Layar “Tentang” dari aplikasi Inkscape 1.3, salah satu aplikasi FOSS untuk penyuntingan vector. (Dok. Pribadi)

FOSS adalah akronim dari Free and open-source software, secara harfiah berarti Perangkat lunak gratis dan sumber terbuka. Sesuai namanya, semua pengguna FOSS bisa menggunakannya tanpa khawatir akan licensing, karena sifatnya berupa open-source, membuatnya bisa digunakan untuk keperluan apa pun tanpa biaya. Sudah cukup banyak FOSS yang tersedia di dunia desain, misalnya Inkscape untuk vector dan alternatif untuk Adobe Illustrator, GIMP untuk manipulasi foto dan alternatif untuk Adobe Photoshop, Scribus untuk tata-letak publikasi dan alternatif untuk Adobe InDesign, Krita untuk melukis digital dan alternatif untuk Adobe Illustrator, dan seterusnya.
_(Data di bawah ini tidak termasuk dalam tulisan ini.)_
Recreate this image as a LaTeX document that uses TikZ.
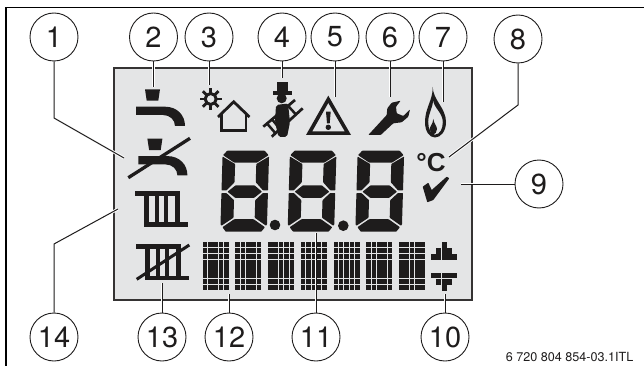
\documentclass[tikz,border=0pt]{standalone}
\usepackage{fontspec}
\setmainfont{TeX Gyre Heros}
\newfontfamily\lcdfont{Liberation Sans}
\pgfdeclarelayer{lcdlayer}
\pgfdeclarelayer{celllayer}
\pgfdeclarelayer{connlayer}
\pgfsetlayers{lcdlayer,celllayer,connlayer,main}
\definecolor{lcdbg}{HTML}{E4E5E6}
\definecolor{ink}{HTML}{1E1C1C}
\tikzset{
  callout/.style={circle,draw=ink,line width=0.9pt,minimum size=48pt,inner sep=0pt,text=ink,font=\fontsize{29}{29}\selectfont},
  conn/.style={draw=ink,line width=1pt,preaction={draw=white,line width=2.8pt}},
  symline/.style={draw=ink,line join=miter},
}
\newcommand{\lcdblock}[2]{%
  \foreach \cc in {0,...,4}{\foreach \rr in {0,...,7}{%
    \fill[ink] ({#1+\cc*5.36},{#2+\rr*6.14}) rectangle ({#1+\cc*5.36+4.6},{#2+\rr*6.14+5.4});}}}
\newcommand{\lcddigit}[1]{%
  \begin{scope}[shift={(#1,150.7)},xslant=0.03]
    \fill[ink,rounded corners=0.6pt] (4.5,0) -- (42,0) -- (46,4.5) -- (34.5,12) -- (12,12) -- (0.5,4.5) -- cycle;
    \fill[ink,rounded corners=0.6pt] (0,5.8) -- (12.8,13.3) -- (12.8,31.5) -- (5,39.7) -- (0,39.7) -- cycle;
    \fill[ink,rounded corners=0.6pt] (46.5,5.8) -- (34,13.3) -- (34,31.5) -- (41.5,39.7) -- (46.5,39.7) -- cycle;
    \fill[ink,rounded corners=0.6pt] (6,41) -- (14,34.6) -- (32.8,34.6) -- (40.5,41) -- (32.8,47.2) -- (14,47.2) -- cycle;
    \fill[ink,rounded corners=0.6pt] (0,42.3) -- (5,42.3) -- (12.8,49.5) -- (12.8,67) -- (1,75) -- (0,74) -- cycle;
    \fill[ink,rounded corners=0.6pt] (46.5,42.3) -- (41.5,42.3) -- (34,49.5) -- (34,67) -- (45.5,75) -- (46.5,74) -- cycle;
    \fill[ink,rounded corners=0.6pt] (2,76.5) -- (13.5,68.5) -- (33,68.5) -- (44.5,76.5) -- (41,81) -- (5.5,81) -- cycle;
  \end{scope}}
\newcommand{\lcdtap}[2]{%
  \begin{scope}[shift={(#1,#2)}]
    \fill[ink] (145,89.3) -- (160,89.3) -- (158.3,100.7) -- (146.7,100.7) -- cycle;
    \fill[ink] (136,106.7) -- (165,106.7) .. controls (177,106.7) and (185,115) .. (185,126) -- (175,126) .. controls (175,120) and (170,115) .. (163,115) -- (136,115) -- cycle;
  \end{scope}}
\newcommand{\lcdrad}[2]{%
  \begin{scope}[shift={(#1,#2)}]
    \fill[ink] (135,191) rectangle (180,195.7);
    \fill[ink] (144,222.3) rectangle (188.3,226.7);
    \fill[ink] (144,191) rectangle (149.3,226);
    \fill[ink] (155,191) rectangle (159,226);
    \fill[ink] (164,191) rectangle (168.3,226);
    \fill[ink] (175,191) rectangle (180,226);
  \end{scope}}
\begin{document}
\begin{tikzpicture}[x=1pt,y=-1pt]
\useasboundingbox (0,0) rectangle (644,366);
\draw[black,line width=1.3pt] (644,7.5) -- (6,7.5) -- (6,366);
\node[callout] (c1) at (54,37) {1};
\node[callout] (c2) at (153.5,37) {2};
\node[callout] (c3) at (209,37) {3};
\node[callout] (c4) at (282,37) {4};
\node[callout] (c5) at (335,37) {5};
\node[callout] (c6) at (390,37) {6};
\node[callout] (c7) at (443,37) {7};
\node[callout] (c8) at (518,39) {8};
\node[callout] (c9) at (539,184) {9};
\node[callout] (c10) at (445,337) {10};
\node[callout] (c11) at (316,337) {11};
\node[callout] (c12) at (229,337) {12};
\node[callout] (c13) at (162,337) {13};
\node[callout] (c14) at (54,337) {14};
\coordinate (b1) at (54,118);
\coordinate (e1) at (124,158);
\coordinate (e2) at (153.5,87);
\coordinate (e3) at (209,85);
\coordinate (e4) at (282,78);
\coordinate (e5) at (335,97);
\coordinate (e6) at (390,97);
\coordinate (e7) at (443,102);
\coordinate (b8) at (518,105);
\coordinate (e8) at (449,157);
\coordinate (e9) at (461,184);
\coordinate (e10) at (445,294);
\coordinate (e11) at (316,233);
\coordinate (e12) at (229,294);
\coordinate (e13) at (162,283);
\coordinate (b14) at (54,244);
\coordinate (e14) at (118,209);
\begin{pgfonlayer}{lcdlayer}
\draw[draw=ink!90,fill=lcdbg,line width=2pt] (113.5,68) rectangle (471.5,300);
\end{pgfonlayer}
\begin{pgfonlayer}{celllayer}
\foreach \bi in {0,...,6}{\lcdblock{202.7+\bi*32.7}{241.7}}
\foreach \cc/\rr in {2/0,1/1,2/1,3/1,0/2,1/2,2/2,3/2,4/2,0/5,1/5,2/5,3/5,4/5,1/6,2/6,3/6,2/7}{%
  \fill[ink] ({431+\cc*5.36},{242+\rr*6.14}) rectangle ({431+\cc*5.36+4.9},{242+\rr*6.14+5.7});}
\end{pgfonlayer}
\begin{pgfonlayer}{connlayer}
\draw[conn] (c1.south) -- (b1) -- (e1);
\draw[conn] (c2.south) -- (e2);
\draw[conn] (c3.south) -- (e3);
\draw[conn] (c4.south) -- (e4);
\draw[conn] (c5.south) -- (e5);
\draw[conn] (c6.south) -- (e6);
\draw[conn] (c7.south) -- (e7);
\draw[conn] (c8.south) -- (b8) -- (e8);
\draw[conn] (c9.west) -- (e9);
\draw[conn] (c10.north) -- (e10);
\draw[conn] (c11.north) -- (e11);
\draw[conn] (c12.north) -- (e12);
\draw[conn] (c13.north) -- (e13);
\draw[conn] (c14.north) -- (b14) -- (e14);
\end{pgfonlayer}
\lcdtap{0}{0}
\lcdtap{2.4}{49.4}
\draw[symline,line width=3.3pt] (128.3,177.7) -- (190,138.3);
% sun and house
\draw[symline,line width=3pt] (210.7,99) circle[radius=5.5];
\foreach \a in {0,45,...,315}{\draw[symline,line width=2.8pt] (210.7,99) ++(\a:6) -- ++(\a:5);}
\draw[symline,line width=2.8pt] (218,117) -- (233.7,101.8) -- (249.5,117);
\draw[symline,line width=2.8pt] (221.5,114) -- (221.5,130.5) -- (246,130.5) -- (246,114);
% chimney sweep
\draw[symline,line width=2.7pt] (263.3,126.7) -- (295,100);
\draw[symline,line width=2.7pt] (271.7,136.7) -- (302.7,108.3);
\draw[symline,line width=2.5pt] (267,123.5) -- (275.5,133.3);
\draw[symline,line width=2.5pt] (272,119.3) -- (280,129);
\draw[symline,line width=2.5pt] (288,105.8) -- (296,114.5);
\fill[ink] (276.7,81.7) rectangle (288.3,91);
\fill[ink] (272.7,90.7) rectangle (291.7,95);
\fill[ink] (281.7,98.3) circle[radius=5];
\fill[ink,rounded corners=2pt] (276,105) -- (288,103.5) -- (290,122) -- (287,137) -- (278.5,137) -- (275,122) -- cycle;
% warning
\draw[symline,line width=3.6pt] (328.3,99.3) -- (347.9,133.2) -- (309.1,133.2) -- cycle;
\fill[ink] (326,111.7) -- (330.7,111.7) -- (329.7,123.3) -- (327,123.3) -- cycle;
\fill[ink] (328.3,127.3) circle[radius=2.7];
% wrench
\fill[ink,rounded corners=0.8pt] (368.3,135) -- (386.7,115) -- (387.3,108.3) -- (391.7,102.7) -- (400.7,100.7) -- (396,106.7) -- (396.7,113.3) -- (403.3,116) -- (410,109.3) -- (408.3,116.7) -- (401.7,122.3) -- (393.3,123.3) -- (380.7,135) -- cycle;
% flame
\fill[ink,even odd rule] (432.7,87) .. controls (433,100) and (446,108) .. (446,122) .. controls (446,131) and (441,137.5) .. (435,137.5) .. controls (429,137.5) and (425,131) .. (425,122) .. controls (425,108) and (433,100) .. (432.7,87) -- cycle
 (433,100) .. controls (434,108) and (442.8,113) .. (442.8,122) .. controls (442.8,129) and (440,134.2) .. (435,134.7) .. controls (431,134.7) and (428.2,129) .. (428.2,122) .. controls (428.2,113) and (433,108) .. (433,100) -- cycle;
\fill[ink] (433.3,119) .. controls (434,124) and (437,126) .. (437,129) .. controls (437,132) and (435,134.5) .. (433.3,134.5) .. controls (431.5,134.5) and (429.8,132) .. (429.8,129) .. controls (429.8,126) and (433,124) .. (433.3,119) -- cycle;
\node[text=ink,font=\lcdfont\fontsize{26}{26}\selectfont\bfseries,inner sep=0pt] (degc) at (431,163) {°C};
\fill[ink,rounded corners=0.5pt] (422.7,186.7) -- (428.3,182.7) -- (431.7,190) -- (446.7,176.7) -- (449.3,178.3) -- (433.3,200) -- (427.3,202.3) -- cycle;
\lcddigit{222.7}
\lcddigit{290}
\lcddigit{357.7}
\fill[ink] (275,225) circle[radius=5.3];
\fill[ink] (343.3,225.7) circle[radius=5.3];
\lcdrad{0}{0}
\lcdrad{1}{53.3}
\draw[symline,line width=3pt] (136.7,279.3) -- (189.3,245);
\node[text=ink,font=\fontsize{12.6}{13}\selectfont,inner sep=0pt,anchor=east] (refno) at (633.5,357) {6 720 804 854-03.1ITL};
\end{tikzpicture}
\end{document}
Untuk bahan, Anda tetap bisa memanfaatkan Freepik dan Flaticon, dengan satu extra step yang acap kali diabaikan, yakni atribusi. Selain itu, Anda juga bisa menggunakan Rawpixel, SVG Repo, Pexels, Unsplash, dan Pixabay. Situs-situs ini menawarkan beragam stok aset desain gratis (dan sebagian kecil berbayar) yang bisa digunakan secara worry-free untuk memperkaya desain Anda. Adapaun font, mungkin Anda harus mencoba keluar dari zona nyaman bernama Dafont secara perlahan. Tidak sepenuhnya, karena Dafont juga menawarkan opsi “Free for commercial use” sehingga Anda bisa menyaring font yang muncul agar bisa digunakan untuk keperluan apa pun. Selain Dafont, Anda bisa mencoba Font Squirrel, Fontesk, dan sang sepuh Google Fonts.

Pamungkas

TERLALU banyak kata yang diperlukan untuk sekadar sebuah publikasi tidak menghambat saya untuk mencoba menggaungkan hal ini pada sesama desainer. Untuk informasi lebih lengkap mengenai hak cipta pada desain, Anda bisa mengunjungi Creative Commons, sebuah organisasi non-profit yang bertujuan membantu pekerja kreatif untuk tetap bisa mengakses gudang aset desain secara legal dan tanpa biaya. Besar harapan yang kita taruh agar literasi terhadap hal yang obscure dan acap dianggap remeh ini kian meningkat, dan ke depannya bisa membuka tabir terhadap wawasan-wawasan baru yang selama ini tidak kita sadari. Terima kasih sudah membaca sejauh ini.